This time every year, millions of Americans make their annual New Year’s resolutions. If getting healthy is at the top of your list, make a commitment to your heart by following these tips:
• Eat better. Start by knowing how many calories you should be eating and drinking to maintain your weight. Don’t eat more calories than you know you can burn up every day. Adults need fewer calories at older ages. For example, an active 31-year-old man needs about 3,000 daily calories, but an active 50-year-old man needs only about 2,800 calories a day to maintain a healthy weight. Choose and prepare foods with little or no salt. Cut back on foods high in dietary cholesterol and those containing partially hydrogenated vegetable oils.
• Exercise. According to the latest joint guidelines from the American Heart Association and American College of Sports Medicine on physical activity, all healthy adults 18 to 65 should be getting at least 30 minutes of moderately-intense activity five days a week.
• Manage your weight. To maintain your weight, you must balance your intake of calories with the energy you burn.
• Reduce your cholesterol. Whether by diet modification, exercise, medication or a combination of the three, follow your doctor’s advice to keep your numbers in check.
It’s also important to know your heart disease risk factors and be aware of symptoms that sometimes can appear very subtle, especially in women.
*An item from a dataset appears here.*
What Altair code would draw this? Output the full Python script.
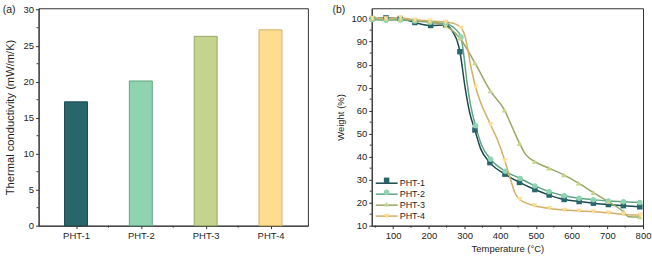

If you have any of these symptoms or have a sense that something just doesn’t feel ‘right,’ seek help immediately:
• Pain or tightness in the chest
• Nausea
• Shortness of breath
• Fatigue
• Pain extending to the arms, back, neck, jaw or stomach
Commit to your heart and to a healthier 2008.
To learn more about the risk factors, symptoms and treatment for heart disease, visit westernbaptist.com/heart. You can take a free, five-minute online heart risk survey and become eligible for reduced-cost cardiac screenings at Baptist Prime Care. You also may phone Baptist Health Line at (270) 575-2918.
Marie Hamilton, Paducah, writes:
Can a person actually die from a broken heart? I have known two elderly ladies who were told of their spouses’ deaths and then died of heart attacks a few days later. Can the shock of bad news cause a heart attack? Does grief, sadness or anxiety cause the heart to go into arrest?
Dr. Withrow answers:
Emotions like grief, sadness and anxiety can be related to heart disease. Stress resulting from traumatic events like the loss of a loved one or shocking news can cause a surge of hormones, including adrenalin and noradrenalin. These hormones can make blood pressure and heart rates soar. The increase in the force and flow of blood through arteries can cause fatty plaques in artery walls to rupture, allowing clots to form and block blood flow to the heart.
Adrenalin also can trigger potentially fatal disturbances in heart rhythm, especially in people with heart disease. And it can make platelets in the blood more likely to clot and cause spasms in arteries, causing them to narrow.
In most cases, the effect of stress or bad news alone doesn’t cause heart attacks. Usually there are underlying conditions like high blood pressure, high cholesterol and family history that pose the greatest risk. However, when these risk factors combine with unforeseen trauma or stress, the potential for a heart attack can increase.
Congratulations to Marie Hamilton, Paducah. Because her question was selected for publication, she will receive a Baptist Heart Center T-shirt.